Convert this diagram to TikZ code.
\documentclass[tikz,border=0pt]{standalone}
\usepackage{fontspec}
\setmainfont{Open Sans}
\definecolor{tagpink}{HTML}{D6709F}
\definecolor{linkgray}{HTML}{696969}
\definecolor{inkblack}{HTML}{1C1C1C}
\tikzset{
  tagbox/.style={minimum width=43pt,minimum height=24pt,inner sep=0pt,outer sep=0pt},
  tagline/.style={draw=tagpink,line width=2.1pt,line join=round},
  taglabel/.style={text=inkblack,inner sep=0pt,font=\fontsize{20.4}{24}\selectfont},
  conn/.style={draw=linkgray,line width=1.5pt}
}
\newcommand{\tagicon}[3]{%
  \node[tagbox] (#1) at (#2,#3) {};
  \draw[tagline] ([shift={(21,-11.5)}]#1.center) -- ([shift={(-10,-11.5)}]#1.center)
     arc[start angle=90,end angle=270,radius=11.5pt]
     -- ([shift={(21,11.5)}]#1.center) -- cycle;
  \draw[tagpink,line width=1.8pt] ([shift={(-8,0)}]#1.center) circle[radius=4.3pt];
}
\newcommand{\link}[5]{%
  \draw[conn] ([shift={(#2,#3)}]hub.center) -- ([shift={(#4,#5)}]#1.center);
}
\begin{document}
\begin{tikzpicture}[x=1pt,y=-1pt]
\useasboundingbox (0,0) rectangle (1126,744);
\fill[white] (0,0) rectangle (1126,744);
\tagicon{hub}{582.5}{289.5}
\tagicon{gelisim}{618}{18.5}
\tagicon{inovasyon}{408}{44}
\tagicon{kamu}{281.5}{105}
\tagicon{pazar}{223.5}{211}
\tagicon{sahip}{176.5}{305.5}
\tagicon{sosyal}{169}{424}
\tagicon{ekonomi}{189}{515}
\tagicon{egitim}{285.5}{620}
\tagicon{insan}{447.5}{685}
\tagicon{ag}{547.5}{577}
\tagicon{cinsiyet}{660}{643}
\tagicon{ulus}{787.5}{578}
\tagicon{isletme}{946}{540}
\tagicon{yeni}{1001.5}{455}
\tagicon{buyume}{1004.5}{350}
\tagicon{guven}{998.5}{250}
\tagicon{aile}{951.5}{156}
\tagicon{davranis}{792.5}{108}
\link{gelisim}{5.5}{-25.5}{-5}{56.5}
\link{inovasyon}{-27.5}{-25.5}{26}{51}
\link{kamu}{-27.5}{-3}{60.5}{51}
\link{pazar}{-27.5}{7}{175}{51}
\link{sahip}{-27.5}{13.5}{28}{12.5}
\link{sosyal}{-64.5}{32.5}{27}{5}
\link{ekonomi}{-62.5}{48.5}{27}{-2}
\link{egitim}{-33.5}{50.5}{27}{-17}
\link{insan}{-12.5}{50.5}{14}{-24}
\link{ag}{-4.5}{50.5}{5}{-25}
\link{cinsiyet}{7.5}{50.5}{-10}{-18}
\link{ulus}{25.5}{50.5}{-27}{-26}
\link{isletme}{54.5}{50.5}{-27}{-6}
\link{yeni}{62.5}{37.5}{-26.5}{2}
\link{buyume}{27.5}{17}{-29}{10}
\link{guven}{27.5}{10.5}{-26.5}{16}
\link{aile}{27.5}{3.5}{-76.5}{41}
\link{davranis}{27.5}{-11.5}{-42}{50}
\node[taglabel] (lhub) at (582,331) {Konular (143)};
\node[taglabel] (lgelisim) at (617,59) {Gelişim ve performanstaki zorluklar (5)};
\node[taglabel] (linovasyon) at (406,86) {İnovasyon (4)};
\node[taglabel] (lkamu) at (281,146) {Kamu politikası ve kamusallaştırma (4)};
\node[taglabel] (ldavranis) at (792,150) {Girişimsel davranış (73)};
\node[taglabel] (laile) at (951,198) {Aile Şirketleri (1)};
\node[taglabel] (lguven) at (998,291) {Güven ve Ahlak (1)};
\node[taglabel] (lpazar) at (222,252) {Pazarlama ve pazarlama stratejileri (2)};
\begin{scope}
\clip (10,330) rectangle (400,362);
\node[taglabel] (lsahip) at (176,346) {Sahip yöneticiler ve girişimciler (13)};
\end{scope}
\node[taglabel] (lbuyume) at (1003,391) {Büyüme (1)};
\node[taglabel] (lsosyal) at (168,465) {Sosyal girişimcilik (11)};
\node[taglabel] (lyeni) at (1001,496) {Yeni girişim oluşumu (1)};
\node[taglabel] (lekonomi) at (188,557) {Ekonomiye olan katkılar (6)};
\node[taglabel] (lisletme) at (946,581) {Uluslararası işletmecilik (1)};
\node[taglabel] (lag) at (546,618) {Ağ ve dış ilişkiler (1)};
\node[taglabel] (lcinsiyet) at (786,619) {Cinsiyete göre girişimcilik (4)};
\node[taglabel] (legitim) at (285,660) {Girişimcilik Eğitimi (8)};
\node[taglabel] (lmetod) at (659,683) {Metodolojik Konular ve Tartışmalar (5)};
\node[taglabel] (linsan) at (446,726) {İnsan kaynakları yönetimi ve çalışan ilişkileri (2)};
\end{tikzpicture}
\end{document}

──────

→ DIRECTIONS FOR THIS TASK
The listing above must be transcribed exactly, line by line.

→ EXPECTED ANSWER
Convert this diagram to TikZ code.
\documentclass[tikz,border=0pt]{standalone}
\usepackage{fontspec}
\setmainfont{Open Sans}
\definecolor{tagpink}{HTML}{D6709F}
\definecolor{linkgray}{HTML}{696969}
\definecolor{inkblack}{HTML}{1C1C1C}
\tikzset{
  tagbox/.style={minimum width=43pt,minimum height=24pt,inner sep=0pt,outer sep=0pt},
  tagline/.style={draw=tagpink,line width=2.1pt,line join=round},
  taglabel/.style={text=inkblack,inner sep=0pt,font=\fontsize{20.4}{24}\selectfont},
  conn/.style={draw=linkgray,line width=1.5pt}
}
\newcommand{\tagicon}[3]{%
  \node[tagbox] (#1) at (#2,#3) {};
  \draw[tagline] ([shift={(21,-11.5)}]#1.center) -- ([shift={(-10,-11.5)}]#1.center)
     arc[start angle=90,end angle=270,radius=11.5pt]
     -- ([shift={(21,11.5)}]#1.center) -- cycle;
  \draw[tagpink,line width=1.8pt] ([shift={(-8,0)}]#1.center) circle[radius=4.3pt];
}
\newcommand{\link}[5]{%
  \draw[conn] ([shift={(#2,#3)}]hub.center) -- ([shift={(#4,#5)}]#1.center);
}
\begin{document}
\begin{tikzpicture}[x=1pt,y=-1pt]
\useasboundingbox (0,0) rectangle (1126,744);
\fill[white] (0,0) rectangle (1126,744);
\tagicon{hub}{582.5}{289.5}
\tagicon{gelisim}{618}{18.5}
\tagicon{inovasyon}{408}{44}
\tagicon{kamu}{281.5}{105}
\tagicon{pazar}{223.5}{211}
\tagicon{sahip}{176.5}{305.5}
\tagicon{sosyal}{169}{424}
\tagicon{ekonomi}{189}{515}
\tagicon{egitim}{285.5}{620}
\tagicon{insan}{447.5}{685}
\tagicon{ag}{547.5}{577}
\tagicon{cinsiyet}{660}{643}
\tagicon{ulus}{787.5}{578}
\tagicon{isletme}{946}{540}
\tagicon{yeni}{1001.5}{455}
\tagicon{buyume}{1004.5}{350}
\tagicon{guven}{998.5}{250}
\tagicon{aile}{951.5}{156}
\tagicon{davranis}{792.5}{108}
\link{gelisim}{5.5}{-25.5}{-5}{56.5}
\link{inovasyon}{-27.5}{-25.5}{26}{51}
\link{kamu}{-27.5}{-3}{60.5}{51}
\link{pazar}{-27.5}{7}{175}{51}
\link{sahip}{-27.5}{13.5}{28}{12.5}
\link{sosyal}{-64.5}{32.5}{27}{5}
\link{ekonomi}{-62.5}{48.5}{27}{-2}
\link{egitim}{-33.5}{50.5}{27}{-17}
\link{insan}{-12.5}{50.5}{14}{-24}
\link{ag}{-4.5}{50.5}{5}{-25}
\link{cinsiyet}{7.5}{50.5}{-10}{-18}
\link{ulus}{25.5}{50.5}{-27}{-26}
\link{isletme}{54.5}{50.5}{-27}{-6}
\link{yeni}{62.5}{37.5}{-26.5}{2}
\link{buyume}{27.5}{17}{-29}{10}
\link{guven}{27.5}{10.5}{-26.5}{16}
\link{aile}{27.5}{3.5}{-76.5}{41}
\link{davranis}{27.5}{-11.5}{-42}{50}
\node[taglabel] (lhub) at (582,331) {Konular (143)};
\node[taglabel] (lgelisim) at (617,59) {Gelişim ve performanstaki zorluklar (5)};
\node[taglabel] (linovasyon) at (406,86) {İnovasyon (4)};
\node[taglabel] (lkamu) at (281,146) {Kamu politikası ve kamusallaştırma (4)};
\node[taglabel] (ldavranis) at (792,150) {Girişimsel davranış (73)};
\node[taglabel] (laile) at (951,198) {Aile Şirketleri (1)};
\node[taglabel] (lguven) at (998,291) {Güven ve Ahlak (1)};
\node[taglabel] (lpazar) at (222,252) {Pazarlama ve pazarlama stratejileri (2)};
\begin{scope}
\clip (10,330) rectangle (400,362);
\node[taglabel] (lsahip) at (176,346) {Sahip yöneticiler ve girişimciler (13)};
\end{scope}
\node[taglabel] (lbuyume) at (1003,391) {Büyüme (1)};
\node[taglabel] (lsosyal) at (168,465) {Sosyal girişimcilik (11)};
\node[taglabel] (lyeni) at (1001,496) {Yeni girişim oluşumu (1)};
\node[taglabel] (lekonomi) at (188,557) {Ekonomiye olan katkılar (6)};
\node[taglabel] (lisletme) at (946,581) {Uluslararası işletmecilik (1)};
\node[taglabel] (lag) at (546,618) {Ağ ve dış ilişkiler (1)};
\node[taglabel] (lcinsiyet) at (786,619) {Cinsiyete göre girişimcilik (4)};
\node[taglabel] (legitim) at (285,660) {Girişimcilik Eğitimi (8)};
\node[taglabel] (lmetod) at (659,683) {Metodolojik Konular ve Tartışmalar (5)};
\node[taglabel] (linsan) at (446,726) {İnsan kaynakları yönetimi ve çalışan ilişkileri (2)};
\end{tikzpicture}
\end{document}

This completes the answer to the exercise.